**Exercise prompt:** Each record below should be repeated precisely as written.
==========
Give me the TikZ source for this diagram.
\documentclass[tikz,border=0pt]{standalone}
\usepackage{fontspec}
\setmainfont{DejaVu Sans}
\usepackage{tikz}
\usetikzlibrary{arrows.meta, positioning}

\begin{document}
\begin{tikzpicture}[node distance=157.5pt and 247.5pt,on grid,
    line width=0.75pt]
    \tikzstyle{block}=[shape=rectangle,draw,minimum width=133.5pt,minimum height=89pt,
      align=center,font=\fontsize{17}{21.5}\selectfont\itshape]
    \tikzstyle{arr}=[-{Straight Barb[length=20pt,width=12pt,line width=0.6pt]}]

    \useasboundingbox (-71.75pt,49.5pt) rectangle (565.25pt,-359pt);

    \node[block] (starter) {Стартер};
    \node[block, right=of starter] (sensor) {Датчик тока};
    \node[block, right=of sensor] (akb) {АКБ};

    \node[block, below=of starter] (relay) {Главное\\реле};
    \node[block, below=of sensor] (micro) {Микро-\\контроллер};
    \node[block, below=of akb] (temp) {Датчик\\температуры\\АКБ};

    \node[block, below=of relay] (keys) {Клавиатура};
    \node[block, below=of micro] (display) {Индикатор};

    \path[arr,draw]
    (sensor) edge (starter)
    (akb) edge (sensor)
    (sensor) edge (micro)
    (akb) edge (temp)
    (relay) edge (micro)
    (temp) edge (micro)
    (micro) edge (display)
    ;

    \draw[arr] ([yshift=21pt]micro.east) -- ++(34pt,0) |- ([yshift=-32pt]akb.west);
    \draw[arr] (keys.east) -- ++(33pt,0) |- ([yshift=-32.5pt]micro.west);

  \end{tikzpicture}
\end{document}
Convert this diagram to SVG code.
==========
**Complete answer:**
Give me the TikZ source for this diagram.
\documentclass[tikz,border=0pt]{standalone}
\usepackage{fontspec}
\setmainfont{DejaVu Sans}
\usepackage{tikz}
\usetikzlibrary{arrows.meta, positioning}

\begin{document}
\begin{tikzpicture}[node distance=157.5pt and 247.5pt,on grid,
    line width=0.75pt]
    \tikzstyle{block}=[shape=rectangle,draw,minimum width=133.5pt,minimum height=89pt,
      align=center,font=\fontsize{17}{21.5}\selectfont\itshape]
    \tikzstyle{arr}=[-{Straight Barb[length=20pt,width=12pt,line width=0.6pt]}]

    \useasboundingbox (-71.75pt,49.5pt) rectangle (565.25pt,-359pt);

    \node[block] (starter) {Стартер};
    \node[block, right=of starter] (sensor) {Датчик тока};
    \node[block, right=of sensor] (akb) {АКБ};

    \node[block, below=of starter] (relay) {Главное\\реле};
    \node[block, below=of sensor] (micro) {Микро-\\контроллер};
    \node[block, below=of akb] (temp) {Датчик\\температуры\\АКБ};

    \node[block, below=of relay] (keys) {Клавиатура};
    \node[block, below=of micro] (display) {Индикатор};

    \path[arr,draw]
    (sensor) edge (starter)
    (akb) edge (sensor)
    (sensor) edge (micro)
    (akb) edge (temp)
    (relay) edge (micro)
    (temp) edge (micro)
    (micro) edge (display)
    ;

    \draw[arr] ([yshift=21pt]micro.east) -- ++(34pt,0) |- ([yshift=-32pt]akb.west);
    \draw[arr] (keys.east) -- ++(33pt,0) |- ([yshift=-32.5pt]micro.west);

  \end{tikzpicture}
\end{document}
Convert this diagram to SVG code.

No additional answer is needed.